The present church dates back to the late 12th or early 13th century. 

The exhaustive collection of epigraphs referred to the counts of Fucecchio is here displayed in casts.  The originals are scattered on a wide area, from the valleys of the Apennines Mountains between Bologna and Pistoia down to the countryside of Siena. Since most of them are nearly invisible, almost unknown and hard to read, a video helps reading these “inscribed stones” of the Cadolingi through high definition 3D virtual models and casts in actual size. 
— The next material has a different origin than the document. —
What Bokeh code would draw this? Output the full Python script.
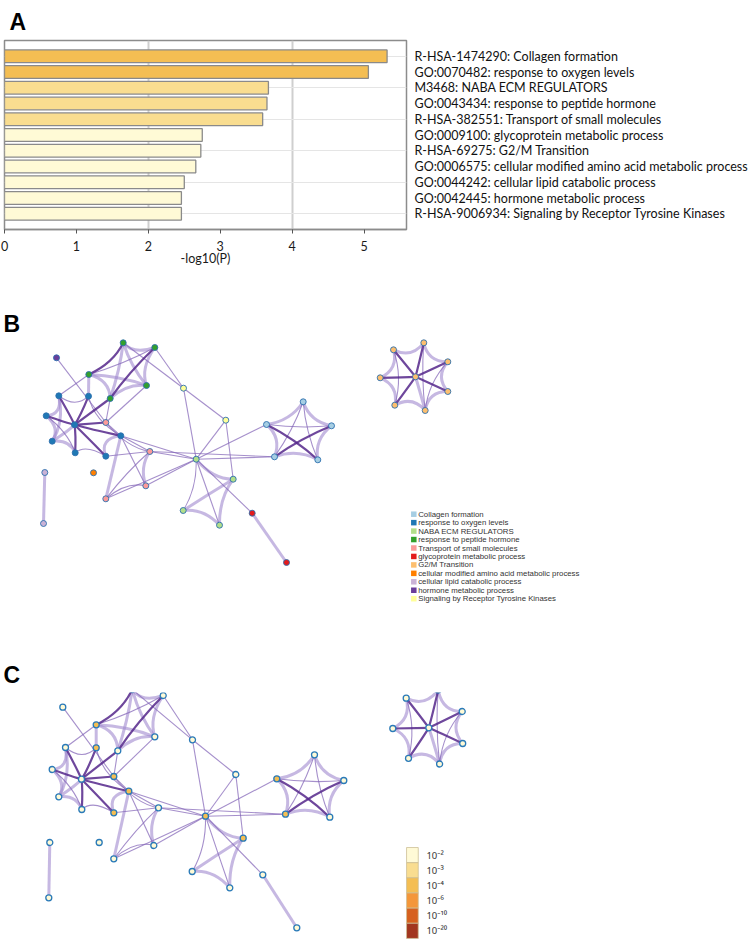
import numpy as np
from bokeh.plotting import figure
from bokeh.models import Range1d, LinearAxis, FixedTicker, Label, ColumnDataSource
from bokeh.layouts import column
from bokeh.embed import file_html
from bokeh.resources import INLINE
from bokeh.core.properties import value

# ---------------- data: panel A ----------------
terms = [
    "R-HSA-1474290: Collagen formation",
    "GO:0070482: response to oxygen levels",
    "M3468: NABA ECM REGULATORS",
    "GO:0043434: response to peptide hormone",
    "R-HSA-382551: Transport of small molecules",
    "GO:0009100: glycoprotein metabolic process",
    "R-HSA-69275: G2/M Transition",
    "GO:0006575: cellular modified amino acid metabolic process",
    "GO:0044242: cellular lipid catabolic process",
    "GO:0042445: hormone metabolic process",
    "R-HSA-9006934: Signaling by Receptor Tyrosine Kinases",
]
neglogp = [5.32, 5.06, 3.67, 3.65, 3.59, 2.75, 2.73, 2.66, 2.50, 2.46, 2.46]
x_ticks = [0, 1, 2, 3, 4, 5]
grid_ticks = [2, 4]

# p-value colour bins (legend of panel C)
pval_labels = ["10⁻²", "10⁻³", "10⁻⁴", "10⁻⁶", "10⁻¹⁰", "10⁻²⁰"]
pval_cuts = [2, 3, 4, 6, 10, 20]
pval_colors = ["#FFFAD6", "#F9DD90", "#F4BE53", "#F4973A", "#D6611E", "#A2371F"]

# ---------------- data: networks ----------------
cluster_names = [
    "Collagen formation", "response to oxygen levels", "NABA ECM REGULATORS",
    "response to peptide hormone", "Transport of small molecules",
    "glycoprotein metabolic process", "G2/M Transition",
    "cellular modified amino acid metabolic process", "cellular lipid catabolic process",
    "hormone metabolic process", "Signaling by Receptor Tyrosine Kinases",
]
cluster_colors = ["#A6CEE3", "#1F78B4", "#B2DF8A", "#33A02C", "#FB9A99", "#E31A1C",
                  "#FDBF6F", "#FF7F00", "#CAB2D6", "#6A3D9A", "#FFFF99"]

node_id = ["m1", "g1", "g2", "g3", "g4", "g5",
           "b1", "b2", "b3", "b4", "b5", "b6", "b7", "b8",
           "p1", "p2", "p3", "p4", "y1", "y2",
           "h", "n2", "n3", "n4", "r1", "r2", "l1", "l2", "o1",
           "c1", "c2", "c3", "c4", "c5",
           "x0", "x1", "x2", "x3", "x4", "x5", "x6", "x7"]
node_cluster = [9, 3, 3, 3, 3, 3,
                1, 1, 1, 1, 1, 1, 1, 1,
                4, 4, 4, 4, 10, 10,
                2, 2, 2, 2, 5, 5, 8, 8, 7,
                0, 0, 0, 0, 0,
                6, 6, 6, 6, 6, 6, 6, 6]
# layout of network B
node_bx = [56.0, 122.7, 154.3, 88.3, 146.0, 109.7,
           58.3, 88.0, 45.7, 74.0, 120.3, 51.7, 74.7, 105.3,
           105.3, 149.3, 145.3, 105.3, 183.0, 225.3,
           195.7, 232.7, 182.7, 219.0, 251.7, 286.0, 44.3, 43.0, 93.0,
           266.0, 302.7, 331.0, 317.3, 274.0,
           415.0, 423.3, 393.0, 447.3, 379.7, 447.3, 394.3, 424.7]
node_by = [357.3, 342.3, 347.0, 374.0, 385.0, 398.0,
           395.3, 395.7, 415.3, 424.3, 435.3, 440.7, 452.3, 455.7,
           422.0, 451.0, 485.3, 498.3, 387.7, 419.7,
           458.7, 478.7, 510.0, 524.7, 512.7, 562.0, 472.0, 523.0, 472.3,
           424.0, 401.3, 425.3, 459.3, 456.3,
           376.3, 342.3, 349.3, 361.3, 377.3, 391.0, 404.7, 410.0]
# layout of network C
node_cx = [62.3, 131.7, 162.7, 95.7, 154.3, 117.3,
           65.0, 95.7, 51.7, 81.0, 128.3, 58.3, 81.3, 113.3,
           113.3, 158.0, 153.3, 113.3, 192.0, 235.3,
           205.0, 242.7, 191.7, 229.3, 262.3, 296.3, 49.3, 48.3, 98.7,
           276.3, 314.0, 343.3, 329.3, 285.0,
           428.3, 437.7, 405.7, 461.7, 392.3, 462.2, 408.0, 439.1]
node_cy = [706.7, 689.0, 695.0, 724.3, 736.3, 750.3,
           747.0, 747.3, 769.0, 778.7, 790.7, 796.3, 809.0, 812.3,
           776.0, 807.3, 845.0, 858.3, 739.3, 774.0,
           815.7, 837.7, 871.0, 887.3, 874.3, 927.3, 842.0, 897.3, 842.0,
           778.3, 754.3, 780.0, 816.7, 813.7,
           727.3, 689.5, 697.7, 711.0, 728.0, 743.0, 757.8, 763.5]
# p-value bin of each node (index into pval_colors)
node_level = [0, 0, 0, 2, 0, 0,
              0, 2, 0, 0, 2, 0, 0, 2,
              2, 0, 0, 0, 0, 0,
              2, 2, 0, 0, 0, 0, 0, 0, 0,
              2, 0, 0, 0, 2,
              0, 0, 0, 0, 0, 0, 0, 0]

# edges: (node, node, strength class) 0 = thin, 1 = broad light, 2 = strong
edges = [
    ("g1", "g2", 1), ("g1", "g3", 2), ("g1", "g4", 1), ("g1", "g5", 1), ("g2", "g4", 1),
    ("g2", "g5", 2), ("g3", "g4", 1), ("g3", "g5", 1), ("g4", "g5", 1), ("g2", "g3", 0),
    ("g3", "b1", 0), ("g3", "b2", 1), ("g5", "b4", 2), ("g5", "p1", 0), ("g4", "p1", 0),
    ("g1", "y1", 0), ("g2", "y1", 0), ("m1", "p1", 0),
    ("b4", "b1", 2), ("b4", "b2", 2), ("b4", "b3", 2), ("b4", "b5", 2), ("b4", "b6", 1),
    ("b4", "b7", 2), ("b4", "b8", 2), ("b4", "p1", 2),
    ("b1", "b3", 1), ("b3", "b6", 1), ("b6", "b7", 1), ("b7", "b8", 0), ("b1", "b6", 1),
    ("b3", "b7", 0), ("b1", "b2", 0), ("b2", "b5", 0), ("b5", "b8", 1), ("b5", "p1", 0),
    ("b8", "p2", 0), ("b5", "p2", 0), ("b5", "p4", 1), ("b5", "p3", 0),
    ("p2", "p3", 1), ("p3", "p4", 0), ("p2", "p4", 0), ("p1", "p2", 0),
    ("p2", "h", 0), ("b5", "h", 0), ("p4", "h", 0), ("p3", "h", 0), ("p2", "c5", 0),
    ("y1", "h", 0), ("y2", "h", 0), ("y1", "y2", 0), ("y2", "n2", 0),
    ("h", "n2", 1), ("h", "n3", 0), ("h", "n4", 0), ("n2", "n3", 1), ("n2", "n4", 1),
    ("n3", "n4", 1), ("h", "r1", 0), ("r1", "r2", 1), ("h", "c1", 0), ("h", "c5", 0),
    ("c1", "c2", 1), ("c2", "c3", 1), ("c3", "c4", 1), ("c4", "c5", 1), ("c5", "c1", 1),
    ("c1", "c3", 0), ("c1", "c4", 2), ("c2", "c4", 0), ("c2", "c5", 0), ("c3", "c5", 2),
    ("l1", "l2", 1),
    ("x0", "x1", 2), ("x0", "x2", 2), ("x0", "x3", 2), ("x0", "x4", 2), ("x0", "x5", 2),
    ("x0", "x6", 2), ("x0", "x7", 1),
    ("x1", "x2", 1), ("x1", "x3", 1), ("x3", "x5", 1), ("x5", "x7", 1), ("x7", "x6", 1),
    ("x6", "x4", 1), ("x4", "x2", 1), ("x2", "x6", 0), ("x1", "x7", 0), ("x3", "x7", 0),
]

# ---------------- styles ----------------
FONT = "Lato"
LEG_FONT = "Liberation Sans"
EDGE_STYLE = {0: ("#876ABA", 1.1, 0.75), 1: ("#A089CE", 3.0, 0.6), 2: ("#55278B", 2.2, 0.85)}
EDGE_ORDER = {1: 0, 0: 1, 2: 2}
BEND = 0.4


def pbin(v):
    lvl = 0
    for i, c in enumerate(pval_cuts):
        if v >= c:
            lvl = i
    return lvl


def letter_title(p, text, offset, standoff):
    p.title.text = text
    p.title.text_font = LEG_FONT
    p.title.text_font_size = "23px"
    p.title.text_font_style = "bold"
    p.title.text_color = "black"
    p.title.align = "left"
    p.title.offset = offset
    p.title.standoff = standoff


# ---------------- panel A ----------------
pA = figure(width=750, height=298, x_range=Range1d(0, 5.59), y_range=Range1d(11, -1),
            output_backend="svg", toolbar_location=None, y_axis_location=None,
            frame_align=False,
            min_border_left=4, min_border_right=338, min_border_top=40, min_border_bottom=69,
            background_fill_color="white", border_fill_color="white")
letter_title(pA, "A", 5, 12)
pA.outline_line_color = "#8c8c8c"
pA.outline_line_width = 1.5
bar_src = ColumnDataSource(dict(y=list(range(len(terms))), right=neglogp,
                                color=[pval_colors[pbin(v)] for v in neglogp]))
pA.hbar(y="y", left=0, right="right", height=0.8, fill_color="color",
        line_color="#8a8a8a", line_width=1.3, source=bar_src)

pA.xgrid.ticker = FixedTicker(ticks=grid_ticks)
pA.xgrid.grid_line_color = "#cfcfcf"
pA.xgrid.grid_line_width = 2
xa = pA.xaxis[0]
xa.ticker = FixedTicker(ticks=x_ticks)
xa.axis_label = "-log10(P)"
xa.axis_label_text_font = FONT
xa.axis_label_text_font_style = "normal"
xa.axis_label_text_font_size = "12.5px"
xa.axis_label_text_color = "#1a1a1a"
xa.axis_label_standoff = -3
xa.major_label_text_font = FONT
xa.major_label_text_font_size = "12.5px"
xa.major_label_text_color = "#1a1a1a"
xa.major_label_standoff = 7
xa.axis_line_color = "#8c8c8c"
xa.axis_line_width = 1.5
xa.major_tick_line_color = "#555555"
xa.major_tick_out = 4
xa.major_tick_in = 0
xa.minor_tick_line_color = None

ya = LinearAxis(ticker=FixedTicker(ticks=list(range(len(terms)))),
                major_label_overrides={i: t for i, t in enumerate(terms)},
                axis_line_color=None, major_tick_line_color=None, minor_tick_line_color=None,
                major_label_standoff=2, major_label_text_font=FONT,
                major_label_text_font_size="12.5px", major_label_text_color="#111111")
pA.add_layout(ya, "right")


# ---------------- network helpers ----------------
idx = {n: i for i, n in enumerate(node_id)}


def edge_source(xs, ys):
    cen = {}
    for k in set(node_cluster):
        members = [i for i, c in enumerate(node_cluster) if c == k]
        cen[k] = (np.mean([xs[i] for i in members]), np.mean([ys[i] for i in members]))
    d = dict(x0=[], y0=[], x1=[], y1=[], cx=[], cy=[], color=[], width=[], alpha=[])
    for a, b, w in sorted(edges, key=lambda e: EDGE_ORDER[e[2]]):
        i, j = idx[a], idx[b]
        mx, my = (xs[i] + xs[j]) / 2, (ys[i] + ys[j]) / 2
        if node_cluster[i] == node_cluster[j]:
            gx, gy = cen[node_cluster[i]]
            mx, my = mx + BEND * (gx - mx), my + BEND * (gy - my)
        col, lw, al = EDGE_STYLE[w]
        d["x0"].append(xs[i]); d["y0"].append(ys[i])
        d["x1"].append(xs[j]); d["y1"].append(ys[j])
        d["cx"].append(mx); d["cy"].append(my)
        d["color"].append(col); d["width"].append(lw); d["alpha"].append(al)
    return ColumnDataSource(d)


def net_figure(height, yr, top):
    p = figure(width=750, height=height, x_range=Range1d(0, 750), y_range=yr,
               output_backend="svg", toolbar_location=None,
               x_axis_location=None, y_axis_location=None, frame_align=False,
               min_border_left=0, min_border_right=0, min_border_bottom=0, min_border_top=top,
               background_fill_color="white", border_fill_color="white")
    p.outline_line_color = None
    p.xgrid.visible = False
    p.ygrid.visible = False
    return p


# ---------------- panel B ----------------
pB = net_figure(352, Range1d(650, 298), 0)
pB.quadratic(x0="x0", y0="y0", x1="x1", y1="y1", cx="cx", cy="cy", line_color="color",
             line_width="width", line_alpha="alpha", source=edge_source(node_bx, node_by))
pB.scatter(x=node_bx, y=node_by, size=6,
           fill_color=[cluster_colors[c] for c in node_cluster],
           line_color="#2C6FAE", line_width=0.9)
LB_X, LB_Y0, LB_DY = 413.3, 513.7, 8.45
lb_y = [LB_Y0 + k * LB_DY for k in range(len(cluster_names))]
pB.rect(x=[LB_X] * len(cluster_names), y=lb_y, width=5.5, height=5.5,
        fill_color=cluster_colors, line_color=None)
pB.text(x=[LB_X + 4.4] * len(cluster_names), y=lb_y, text=cluster_names,
        text_font=value(LEG_FONT), text_font_size="7.8px", text_baseline="middle",
        text_color="#333333")
pB.add_layout(Label(x=3, y=323, text="B", text_font=LEG_FONT, text_font_size="23px",
                    text_font_style="bold", text_baseline="alphabetic", text_color="black"))

# ---------------- panel C ----------------
pC = net_figure(290, Range1d(940, 692), 42)
letter_title(pC, "C", 3, 9)
pC.quadratic(x0="x0", y0="y0", x1="x1", y1="y1", cx="cx", cy="cy", line_color="color",
             line_width="width", line_alpha="alpha", source=edge_source(node_cx, node_cy))
pC.scatter(x=node_cx, y=node_cy, size=6,
           fill_color=[pval_colors[l] for l in node_level],
           line_color="#2A7AB8", line_width=1.3)
LC_X, LC_Y0, LC_DY = 411.9, 854.6, 15.15
lc_y = [LC_Y0 + k * LC_DY for k in range(len(pval_labels))]
pC.rect(x=[LC_X] * len(pval_labels), y=lc_y, width=11.7, height=LC_DY,
        fill_color=pval_colors, line_color="#cdbf95", line_width=0.8)
pC.text(x=[LC_X + 14] * len(pval_labels), y=lc_y, text=pval_labels,
        text_font=value("Noto Sans"), text_font_size="9.5px", text_baseline="middle",
        text_color="#333333")

layout = column(pA, pB, pC, spacing=0)
open("out.html", "w").write(file_html(layout, INLINE))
Five epigraphs report the names of six Cadolingians lived between the 10th and the 11th century, the apogee of the family in Tuscany: Cadolo, Lotario and Guglielmo, Adelasia, Gasdia and Cilla.

Cadolo quoted by the epigraph from the abbatial church of Sant’Antimo is probably the forefather of the family. His son, Lotario, altogether with his wife Adalasia, are mentioned on the problematic epigraph form Badi, on the Appennine, as parents of count Guglielmo. The latter is again inscribed on the bell tower of the Badia a Settimo, near Florence, the family abbey founded by count Lotario. The abbey was the burial place of the Cadolingian countesses Gasdia and Cilla, respectively wives of counts Guglielmo Bulgaro and Ughiccione. Despite the chronological incongruity, an old tradition says the portraits of count Lotario and his wife Adalasia are sculptured on a 13th century capital in the same abbey.